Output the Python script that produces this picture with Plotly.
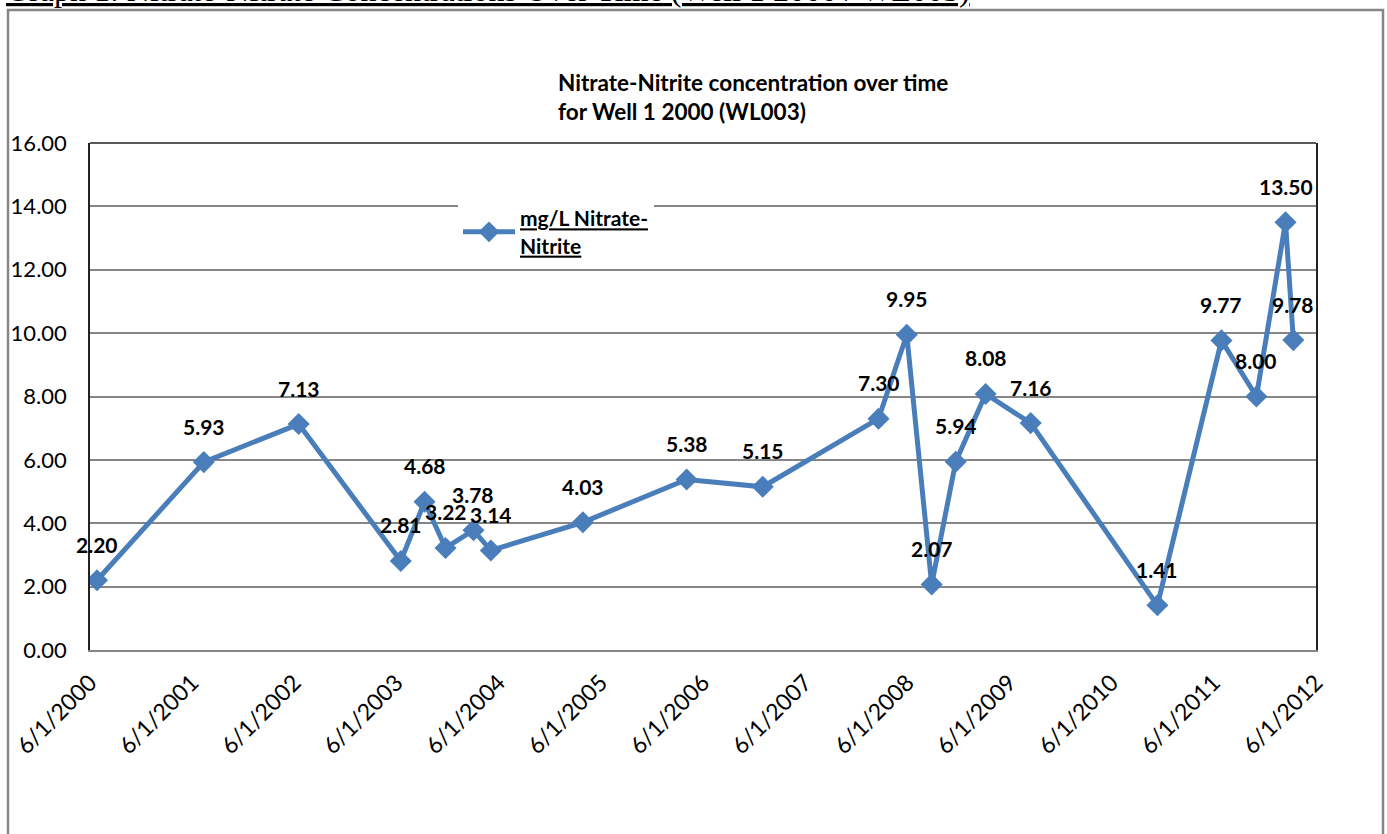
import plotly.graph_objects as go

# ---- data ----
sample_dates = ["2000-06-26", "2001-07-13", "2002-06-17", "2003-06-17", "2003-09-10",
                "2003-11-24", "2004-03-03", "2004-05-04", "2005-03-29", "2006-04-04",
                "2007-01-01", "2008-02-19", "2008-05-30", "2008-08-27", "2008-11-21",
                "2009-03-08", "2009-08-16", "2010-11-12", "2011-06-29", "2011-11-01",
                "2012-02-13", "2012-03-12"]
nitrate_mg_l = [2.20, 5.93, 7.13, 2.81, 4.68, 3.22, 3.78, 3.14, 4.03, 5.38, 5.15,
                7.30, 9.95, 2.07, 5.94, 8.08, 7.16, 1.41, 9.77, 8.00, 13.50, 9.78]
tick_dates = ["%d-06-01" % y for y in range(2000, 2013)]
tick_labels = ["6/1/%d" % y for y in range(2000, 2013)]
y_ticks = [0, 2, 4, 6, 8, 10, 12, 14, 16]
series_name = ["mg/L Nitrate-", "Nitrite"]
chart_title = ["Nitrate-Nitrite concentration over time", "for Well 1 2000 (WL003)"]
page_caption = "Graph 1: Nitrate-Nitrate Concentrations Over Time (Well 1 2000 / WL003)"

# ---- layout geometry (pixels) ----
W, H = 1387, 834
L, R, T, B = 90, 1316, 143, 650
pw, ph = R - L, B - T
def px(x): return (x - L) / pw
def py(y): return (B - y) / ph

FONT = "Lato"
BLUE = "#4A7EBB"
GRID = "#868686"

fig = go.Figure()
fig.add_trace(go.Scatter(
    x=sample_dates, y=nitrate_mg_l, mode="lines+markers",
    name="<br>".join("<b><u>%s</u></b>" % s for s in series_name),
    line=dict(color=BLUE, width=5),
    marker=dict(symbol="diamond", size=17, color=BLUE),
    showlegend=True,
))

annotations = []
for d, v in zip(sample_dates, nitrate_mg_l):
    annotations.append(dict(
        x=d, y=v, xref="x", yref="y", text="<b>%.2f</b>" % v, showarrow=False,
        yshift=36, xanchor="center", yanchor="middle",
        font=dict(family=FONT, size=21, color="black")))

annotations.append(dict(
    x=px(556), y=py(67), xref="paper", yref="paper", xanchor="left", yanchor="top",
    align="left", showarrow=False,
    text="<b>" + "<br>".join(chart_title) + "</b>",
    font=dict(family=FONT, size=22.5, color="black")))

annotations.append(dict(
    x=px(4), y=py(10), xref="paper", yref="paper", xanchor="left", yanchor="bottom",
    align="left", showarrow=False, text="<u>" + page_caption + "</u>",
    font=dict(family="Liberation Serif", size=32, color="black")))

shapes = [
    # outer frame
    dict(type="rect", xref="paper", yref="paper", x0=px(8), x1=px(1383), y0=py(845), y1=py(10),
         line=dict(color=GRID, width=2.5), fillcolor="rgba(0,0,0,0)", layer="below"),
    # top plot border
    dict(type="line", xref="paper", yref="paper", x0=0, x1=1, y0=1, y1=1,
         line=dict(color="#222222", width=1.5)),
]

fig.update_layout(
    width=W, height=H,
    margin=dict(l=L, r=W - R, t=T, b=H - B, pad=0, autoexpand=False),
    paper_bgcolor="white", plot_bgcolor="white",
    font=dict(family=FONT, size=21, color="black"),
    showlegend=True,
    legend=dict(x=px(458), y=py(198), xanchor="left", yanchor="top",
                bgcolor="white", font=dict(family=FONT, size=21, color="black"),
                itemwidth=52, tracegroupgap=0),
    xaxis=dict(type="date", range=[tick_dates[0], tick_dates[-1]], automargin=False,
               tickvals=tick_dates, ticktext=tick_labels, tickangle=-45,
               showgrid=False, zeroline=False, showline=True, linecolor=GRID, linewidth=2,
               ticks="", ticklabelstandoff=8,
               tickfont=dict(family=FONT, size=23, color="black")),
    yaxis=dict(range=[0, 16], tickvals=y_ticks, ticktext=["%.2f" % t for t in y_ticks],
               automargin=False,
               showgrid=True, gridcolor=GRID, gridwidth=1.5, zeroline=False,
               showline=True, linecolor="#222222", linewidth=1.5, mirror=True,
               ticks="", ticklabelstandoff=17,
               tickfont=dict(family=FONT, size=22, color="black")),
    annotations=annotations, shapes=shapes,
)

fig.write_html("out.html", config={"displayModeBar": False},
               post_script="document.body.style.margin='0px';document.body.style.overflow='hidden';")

☆ ☆ ☆ ☆ ☆ ☆ ☆

• **WHAT TO WORK ON**:
Everything from the first line to the line with "import plotly.graph_objects as go" must be repeated exactly, and nothing else. Leave the pictures out.

• **FULL SOLUTION**:
Output the Python script that produces this picture with Plotly.
import plotly.graph_objects as go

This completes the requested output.